# Lost Fisherman



## Douglas Paterson (May 2, 2010)

I'm trying to get more detail on a Frederick Augustus King who was the cook on the Aberdeen trawler Oriole when she was lost with all hands after striking an allied mine off the Faroes in Jan 1941.
I noticed a response to a similar query which referred to BT 382 in the National Archives.
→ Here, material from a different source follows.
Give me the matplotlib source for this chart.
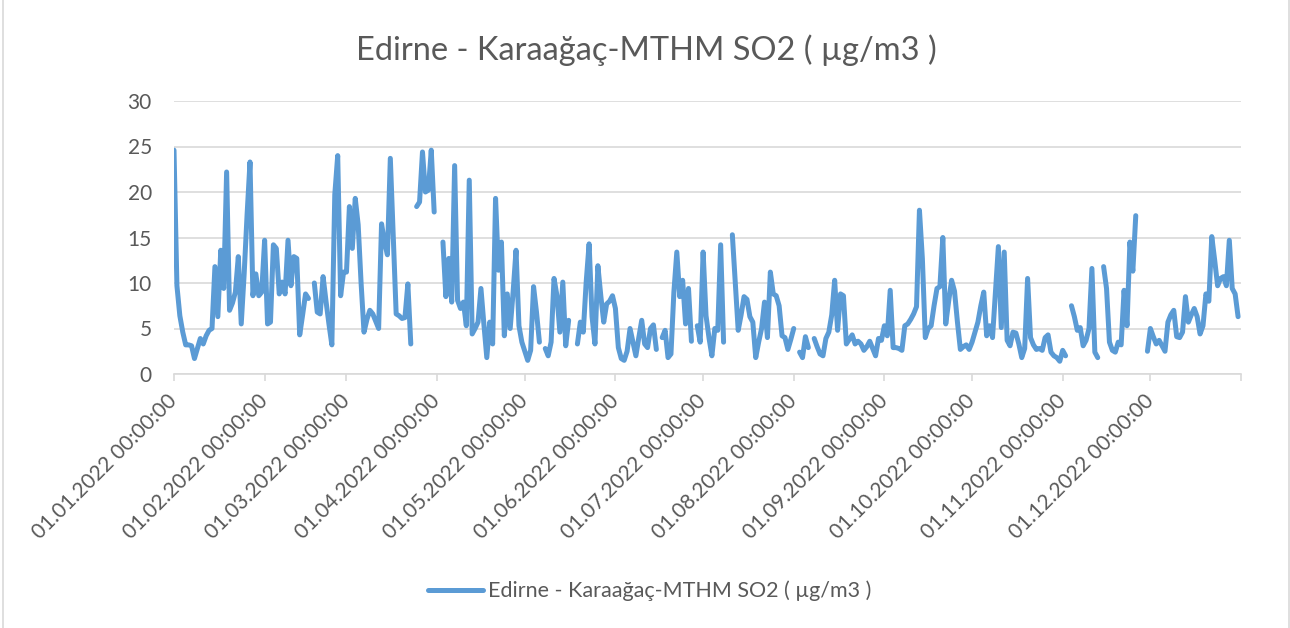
import numpy as np
import pandas as pd
import matplotlib
matplotlib.use('Agg')
import matplotlib.pyplot as plt
from matplotlib.patches import Rectangle

plt.rcParams['font.family'] = ['Lato', 'DejaVu Sans']

# ---- daily SO2 values (µg/m3), None = no measurement ----
jan = [24.6, 9.7, 6.4, 4.6, 3.2, 3.2, 3.1, 1.7, 2.8, 3.9, 3.3, 4.2, 4.8, 5.0, 11.8, 6.3,
       13.6, 9.4, 22.2, 7.0, 7.8, 9.0, 12.9, 5.5, 11.0, 17.5, 23.3, 8.6, 11.0, 8.6, 9.0]
feb = [14.7, 5.5, 5.7, 14.2, 13.8, 8.8, 10.1, 8.8, 14.7, 9.7, 12.9, 12.7, 4.3, 6.5,
       8.8, 8.3, None, 10.0, 6.8, 6.6, 10.7, 8.0, 5.5, 3.2, 19.7, 24.0, 8.6, 11.2]
mar = [11.2, 18.4, 13.8, 19.3, 16.4, 10.0, 4.6, 6.0, 7.0, 6.6, 5.8, 5.0, 16.5, 14.5,
       13.1, 23.7, 15.0, 6.6, 6.4, 6.1, 6.2, 9.9, 3.3, None, 18.4, 18.9, 24.4, 20.0,
       20.2, 24.6, 17.8]
apr = [None, None, 14.5, 8.5, 12.7, 7.9, 22.9, 8.1, 7.2, 7.9, 5.3, 21.3, 4.4, 5.0,
       5.7, 9.4, 5.5, 1.8, 5.7, 3.3, 19.3, 11.4, 14.5, 4.2, 8.8, 5.0, 9.0, 13.6, 5.3, 3.5]
may = [2.5, 1.5, 2.6, 9.6, 6.8, 3.5, None, 2.8, 2.0, 3.5, 10.5, 8.6, 4.6, 10.1, 3.1,
       5.9, None, None, 3.3, 5.7, 4.6, 10.1, 14.3, 6.3, 3.3, 11.9, 8.6, 5.7, 7.7, 8.0, 8.6]
jun = [7.2, 2.9, 1.7, 1.5, 2.5, 5.0, 3.5, 2.0, 4.0, 5.9, 3.3, 2.9, 5.0, 5.4, 2.7,
       None, 4.0, 4.8, 1.8, 2.2, 9.0, 13.4, 8.5, 10.3, 5.5, 9.4, 3.6, None, 5.3, 3.5]
jul = [13.4, 6.4, 4.0, 2.0, 5.0, 4.8, 14.2, 3.5, None, None, 15.3, 10.0, 4.8, 6.5,
       8.5, 8.2, 6.3, 5.7, 1.8, 3.5, 5.0, 7.9, 4.0, 11.2, 8.8, 8.6, 7.5, 4.2, 4.0, 2.7, 3.8]
aug = [5.0, None, 2.4, 1.8, 4.1, 2.9, None, 3.9, 3.0, 2.2, 2.0, 3.9, 4.6, 6.5, 10.3,
       4.8, 8.8, 8.6, 3.3, 3.8, 4.3, 3.3, 3.6, 3.3, 2.6, 3.0, 3.6, 2.8, 2.0, 3.9, 3.7]
sep = [5.3, 4.2, 9.2, 2.9, 2.9, 2.8, 2.6, 5.3, 5.5, 6.0, 6.6, 7.4, 18.0, 12.7, 4.0,
       5.0, 5.3, 7.5, 9.4, 9.6, 15.0, 5.5, 8.0, 10.3, 9.1, 5.7, 2.7, 3.0, 3.2, 2.7]
oct_ = [3.5, 4.6, 5.7, 7.5, 9.0, 4.2, 5.3, 4.0, 9.0, 14.0, 5.1, 13.4, 3.7, 3.1, 4.6,
        4.5, 3.3, 1.8, 2.8, 10.5, 4.0, 3.2, 2.7, 2.8, 2.6, 4.0, 4.3, 2.4, 2.0, 1.8, 1.4]
nov = [2.6, 2.0, None, 7.5, 6.3, 4.8, 5.1, 3.1, 3.7, 5.0, 11.6, 2.4, 1.8, None, 11.8,
       9.4, 3.5, 2.6, 2.4, 3.5, 3.2, 9.2, 5.3, 14.5, 11.3, 17.4, None, None, None, 2.5]
dec = [5.0, 4.1, 3.3, 3.7, 3.1, 2.5, 5.7, 6.5, 7.0, 4.1, 4.0, 4.6, 8.5, 5.7, 6.5,
       7.2, 6.3, 4.4, 5.3, 8.8, 8.0, 15.1, 12.5, 9.7, 10.5, 10.7, 9.7, 14.7, 9.4, 8.8, 6.3]

series_name = 'Edirne - Karaağaç-MTHM SO2 ( µg/m3 )'

values = np.array([np.nan if v is None else v
                   for v in jan + feb + mar + apr + may + jun + jul + aug + sep + oct_ + nov + dec],
                  dtype=float)
dates = pd.date_range('2022-01-01', periods=len(values), freq='D')
month_ticks = pd.date_range('2022-01-01', '2023-01-01', freq='MS')
tick_labels = [d.strftime('%d.%m.%Y %H:%M:%S') for d in month_ticks[:-1]] + ['']

text_col = '#595959'
grid_col = '#D9D9D9'
line_col = '#5B9BD5'

fig = plt.figure(figsize=(12.9, 6.28), dpi=100)
ax = fig.add_axes([174 / 1290, 1 - 374 / 628, (1241 - 174) / 1290, (374 - 101) / 628])

ax.plot(dates, values, color=line_col, linewidth=3.6, solid_joinstyle='round',
        solid_capstyle='round', label=series_name)

ax.set_xlim(month_ticks[0], month_ticks[-1])
ax.set_ylim(0, 30)
ax.set_yticks(np.arange(0, 31, 5))
ax.set_xticks(month_ticks)
ax.set_xticklabels(tick_labels, rotation=45, ha='right', va='center',
                   rotation_mode='anchor', color=text_col, fontsize=15)
ax.tick_params(axis='x', length=5, color=grid_col, width=1.2, pad=12)
ax.tick_params(axis='y', length=0, pad=16, labelsize=15, labelcolor=text_col)
ax.grid(axis='y', color=grid_col, linewidth=1.2)
ax.set_axisbelow(True)
for side in ['top', 'right', 'left']:
    ax.spines[side].set_visible(False)
ax.spines['bottom'].set_color(grid_col)
ax.spines['bottom'].set_linewidth(1.2)

fig.text(646 / 1290, 1 - 50 / 628, series_name, ha='center', va='center',
         fontsize=23.5, color=text_col)

leg = ax.legend(loc='center', bbox_to_anchor=(650 / 1290, 1 - 591 / 628),
                bbox_transform=fig.transFigure, frameon=False, fontsize=15.5,
                handlelength=2.55, handletextpad=0.25)
for t in leg.get_texts():
    t.set_color(text_col)

# chart area border
fig.patches.append(Rectangle((3 / 1290, -0.01), 1286 / 1290, 1.02, transform=fig.transFigure,
                             fill=False, edgecolor=grid_col, linewidth=1.2))

fig.savefig('out.png', dpi=100)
I've only been able to get part way into that file on the NA website.
Can anyone help me please?
Douglas
www.fishingboatheritage.com


----------



## Roger Griffiths (Feb 10, 2006)

Hello Douglas, 
AS far as I am aware, Fishermen are not recorded in BT382. In any case as the incident took place in January 1941 so it would not be in the series which itself did not commence until mid? 1941.
I note from George Ritchies book there is little information on this man, not even his address. 
I suggest you try and get hold of of her last logbook and crew agreement which is held by TNA. ORIOLE O/N 124732

http://www.nationalarchives.gov.uk/...7220&CATLN=6&Highlight=,124732&accessmethod=0

There may be some information on him there.

regards
Roger


----------



## Douglas Paterson (May 2, 2010)

Thanks for the help.
I'm now following up with the NA.
Douglas
www.fishingboatheritage.com


----------